TASK: Lines that hold the word "document" should be located and copied.

INFORMATION SHOWN:

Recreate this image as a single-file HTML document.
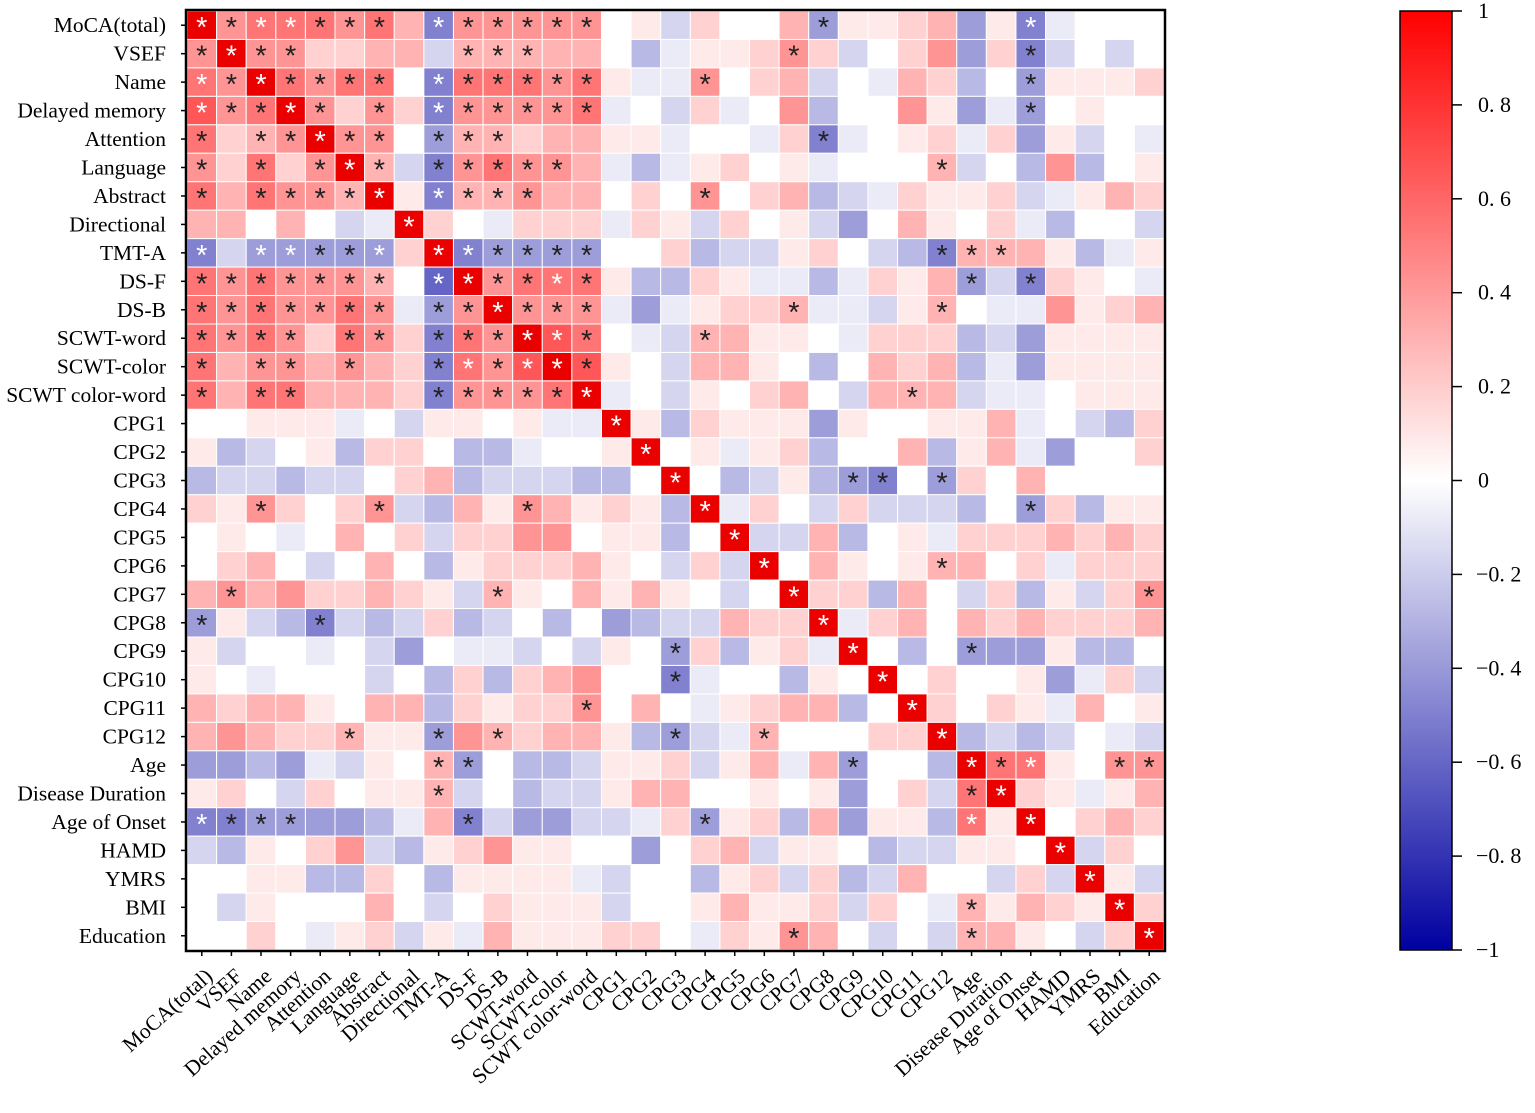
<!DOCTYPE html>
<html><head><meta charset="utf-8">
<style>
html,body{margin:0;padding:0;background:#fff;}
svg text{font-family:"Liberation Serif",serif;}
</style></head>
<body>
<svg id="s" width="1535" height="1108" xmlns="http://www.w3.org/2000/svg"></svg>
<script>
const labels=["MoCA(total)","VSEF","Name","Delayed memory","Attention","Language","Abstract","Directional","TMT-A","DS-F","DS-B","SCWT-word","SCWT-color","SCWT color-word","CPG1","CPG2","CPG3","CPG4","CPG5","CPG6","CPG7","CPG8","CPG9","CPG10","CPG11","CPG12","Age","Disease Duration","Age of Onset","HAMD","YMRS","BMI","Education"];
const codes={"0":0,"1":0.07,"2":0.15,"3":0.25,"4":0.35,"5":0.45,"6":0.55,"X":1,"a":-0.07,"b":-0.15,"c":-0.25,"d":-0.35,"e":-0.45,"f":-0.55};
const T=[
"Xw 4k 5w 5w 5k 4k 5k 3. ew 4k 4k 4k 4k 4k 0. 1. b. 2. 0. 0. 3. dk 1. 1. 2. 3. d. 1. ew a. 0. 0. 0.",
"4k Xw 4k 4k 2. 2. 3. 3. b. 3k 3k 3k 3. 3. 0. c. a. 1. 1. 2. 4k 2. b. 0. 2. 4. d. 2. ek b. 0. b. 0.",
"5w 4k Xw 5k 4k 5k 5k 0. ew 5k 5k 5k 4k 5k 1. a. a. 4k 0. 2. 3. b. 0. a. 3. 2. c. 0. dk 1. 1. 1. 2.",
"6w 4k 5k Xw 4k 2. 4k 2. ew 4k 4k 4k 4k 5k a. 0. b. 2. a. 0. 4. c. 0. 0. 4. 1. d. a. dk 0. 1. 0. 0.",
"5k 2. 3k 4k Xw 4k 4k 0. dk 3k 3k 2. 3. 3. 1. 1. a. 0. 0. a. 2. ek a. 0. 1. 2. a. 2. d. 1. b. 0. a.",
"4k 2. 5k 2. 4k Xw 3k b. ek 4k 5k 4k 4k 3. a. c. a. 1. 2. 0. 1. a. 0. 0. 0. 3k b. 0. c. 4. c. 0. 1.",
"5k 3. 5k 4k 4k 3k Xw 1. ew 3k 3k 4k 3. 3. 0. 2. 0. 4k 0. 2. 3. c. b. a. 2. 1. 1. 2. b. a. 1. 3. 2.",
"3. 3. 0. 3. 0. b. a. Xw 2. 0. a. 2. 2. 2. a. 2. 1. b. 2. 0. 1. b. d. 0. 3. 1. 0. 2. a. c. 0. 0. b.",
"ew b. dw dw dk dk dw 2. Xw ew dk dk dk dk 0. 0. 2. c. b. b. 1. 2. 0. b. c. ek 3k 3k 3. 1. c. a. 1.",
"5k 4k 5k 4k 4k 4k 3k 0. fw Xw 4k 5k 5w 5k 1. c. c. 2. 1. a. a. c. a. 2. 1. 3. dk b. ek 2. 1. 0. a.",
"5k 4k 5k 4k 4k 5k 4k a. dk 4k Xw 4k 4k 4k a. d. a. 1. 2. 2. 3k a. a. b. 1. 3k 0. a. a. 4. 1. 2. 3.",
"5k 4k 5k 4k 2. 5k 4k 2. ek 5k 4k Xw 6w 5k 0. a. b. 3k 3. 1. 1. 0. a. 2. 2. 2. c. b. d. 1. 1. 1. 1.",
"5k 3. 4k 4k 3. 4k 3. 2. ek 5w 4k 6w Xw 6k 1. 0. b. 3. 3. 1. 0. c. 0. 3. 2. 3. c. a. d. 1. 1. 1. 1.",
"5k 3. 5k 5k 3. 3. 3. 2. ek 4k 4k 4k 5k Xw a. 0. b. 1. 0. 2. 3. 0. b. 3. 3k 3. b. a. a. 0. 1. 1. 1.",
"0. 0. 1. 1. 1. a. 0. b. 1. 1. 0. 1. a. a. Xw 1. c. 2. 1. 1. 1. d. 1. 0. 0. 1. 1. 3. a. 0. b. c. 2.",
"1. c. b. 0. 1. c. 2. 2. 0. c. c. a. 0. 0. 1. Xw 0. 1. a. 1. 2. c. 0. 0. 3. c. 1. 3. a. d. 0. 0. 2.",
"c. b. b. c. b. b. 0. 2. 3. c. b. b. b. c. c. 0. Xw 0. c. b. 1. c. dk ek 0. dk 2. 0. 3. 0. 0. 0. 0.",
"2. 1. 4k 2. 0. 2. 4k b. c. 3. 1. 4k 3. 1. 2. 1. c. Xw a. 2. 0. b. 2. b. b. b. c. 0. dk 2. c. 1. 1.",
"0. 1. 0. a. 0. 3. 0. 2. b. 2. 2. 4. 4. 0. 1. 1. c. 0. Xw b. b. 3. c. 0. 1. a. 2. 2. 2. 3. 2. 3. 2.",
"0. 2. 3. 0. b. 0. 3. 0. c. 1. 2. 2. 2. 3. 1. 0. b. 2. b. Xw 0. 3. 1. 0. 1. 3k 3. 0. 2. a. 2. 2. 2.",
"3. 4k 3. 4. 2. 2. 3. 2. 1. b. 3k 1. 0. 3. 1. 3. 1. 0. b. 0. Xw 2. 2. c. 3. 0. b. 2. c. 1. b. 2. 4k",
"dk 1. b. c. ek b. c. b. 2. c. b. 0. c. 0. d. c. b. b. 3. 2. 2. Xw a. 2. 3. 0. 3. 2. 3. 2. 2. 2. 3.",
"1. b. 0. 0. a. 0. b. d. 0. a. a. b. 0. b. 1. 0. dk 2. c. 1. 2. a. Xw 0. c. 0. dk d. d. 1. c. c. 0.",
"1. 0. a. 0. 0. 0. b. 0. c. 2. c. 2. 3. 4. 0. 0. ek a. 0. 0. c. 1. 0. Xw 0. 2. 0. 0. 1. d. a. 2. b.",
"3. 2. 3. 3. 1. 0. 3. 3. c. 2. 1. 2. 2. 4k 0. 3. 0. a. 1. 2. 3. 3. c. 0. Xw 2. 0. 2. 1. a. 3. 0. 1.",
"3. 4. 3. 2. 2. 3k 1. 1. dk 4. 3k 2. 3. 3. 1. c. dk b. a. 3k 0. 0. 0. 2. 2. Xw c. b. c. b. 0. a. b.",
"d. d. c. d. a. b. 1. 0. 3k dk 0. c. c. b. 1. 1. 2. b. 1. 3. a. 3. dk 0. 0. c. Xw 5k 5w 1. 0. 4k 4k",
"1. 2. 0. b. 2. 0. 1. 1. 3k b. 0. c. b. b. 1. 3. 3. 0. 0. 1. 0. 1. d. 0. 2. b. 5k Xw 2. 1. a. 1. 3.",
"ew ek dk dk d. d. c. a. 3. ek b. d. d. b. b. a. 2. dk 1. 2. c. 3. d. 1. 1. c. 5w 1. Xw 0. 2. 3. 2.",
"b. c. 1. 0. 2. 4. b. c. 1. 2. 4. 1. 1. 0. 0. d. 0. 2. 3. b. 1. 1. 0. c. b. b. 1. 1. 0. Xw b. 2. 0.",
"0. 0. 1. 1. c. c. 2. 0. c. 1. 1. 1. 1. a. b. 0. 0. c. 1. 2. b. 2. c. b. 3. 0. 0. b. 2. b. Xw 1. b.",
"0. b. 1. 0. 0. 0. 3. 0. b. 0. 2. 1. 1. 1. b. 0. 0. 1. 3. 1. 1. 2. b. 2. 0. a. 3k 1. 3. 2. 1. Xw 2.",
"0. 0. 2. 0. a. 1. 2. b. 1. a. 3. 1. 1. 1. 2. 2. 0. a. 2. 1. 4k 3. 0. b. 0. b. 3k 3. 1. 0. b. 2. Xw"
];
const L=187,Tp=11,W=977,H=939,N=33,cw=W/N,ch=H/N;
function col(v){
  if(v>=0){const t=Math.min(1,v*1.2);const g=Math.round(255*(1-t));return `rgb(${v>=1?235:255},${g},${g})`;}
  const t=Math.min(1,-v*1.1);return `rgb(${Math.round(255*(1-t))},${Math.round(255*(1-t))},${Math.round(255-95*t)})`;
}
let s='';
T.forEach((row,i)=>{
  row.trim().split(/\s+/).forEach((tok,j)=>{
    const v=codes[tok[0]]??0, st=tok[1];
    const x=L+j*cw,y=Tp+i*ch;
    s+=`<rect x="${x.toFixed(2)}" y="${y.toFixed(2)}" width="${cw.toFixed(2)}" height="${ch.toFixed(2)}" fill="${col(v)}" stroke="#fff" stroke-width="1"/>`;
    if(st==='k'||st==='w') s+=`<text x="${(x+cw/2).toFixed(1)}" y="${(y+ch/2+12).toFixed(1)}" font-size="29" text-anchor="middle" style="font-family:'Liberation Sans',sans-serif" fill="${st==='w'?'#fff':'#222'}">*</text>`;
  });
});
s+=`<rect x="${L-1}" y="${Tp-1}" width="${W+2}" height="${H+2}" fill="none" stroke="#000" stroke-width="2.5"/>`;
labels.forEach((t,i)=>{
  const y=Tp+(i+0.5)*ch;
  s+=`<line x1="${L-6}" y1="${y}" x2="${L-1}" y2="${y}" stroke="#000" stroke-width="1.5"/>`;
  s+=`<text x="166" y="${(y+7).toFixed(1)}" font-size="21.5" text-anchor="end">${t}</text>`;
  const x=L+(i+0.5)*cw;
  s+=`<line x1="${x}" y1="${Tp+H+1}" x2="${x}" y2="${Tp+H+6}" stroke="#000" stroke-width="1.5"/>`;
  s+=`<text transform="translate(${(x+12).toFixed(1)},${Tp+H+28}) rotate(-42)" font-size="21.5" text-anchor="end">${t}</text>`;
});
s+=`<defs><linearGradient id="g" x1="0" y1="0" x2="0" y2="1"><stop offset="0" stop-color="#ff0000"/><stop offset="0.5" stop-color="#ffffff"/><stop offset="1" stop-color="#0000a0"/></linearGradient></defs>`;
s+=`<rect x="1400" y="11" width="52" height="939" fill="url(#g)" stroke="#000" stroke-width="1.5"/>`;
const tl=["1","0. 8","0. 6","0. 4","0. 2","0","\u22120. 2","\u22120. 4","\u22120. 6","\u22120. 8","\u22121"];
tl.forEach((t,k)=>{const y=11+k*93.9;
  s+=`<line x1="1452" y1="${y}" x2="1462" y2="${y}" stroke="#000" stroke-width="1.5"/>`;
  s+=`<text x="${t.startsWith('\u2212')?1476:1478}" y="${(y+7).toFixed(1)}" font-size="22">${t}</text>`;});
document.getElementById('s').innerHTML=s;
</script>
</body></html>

RESPONSE:
Recreate this image as a single-file HTML document.
document.getElementById('s').innerHTML=s;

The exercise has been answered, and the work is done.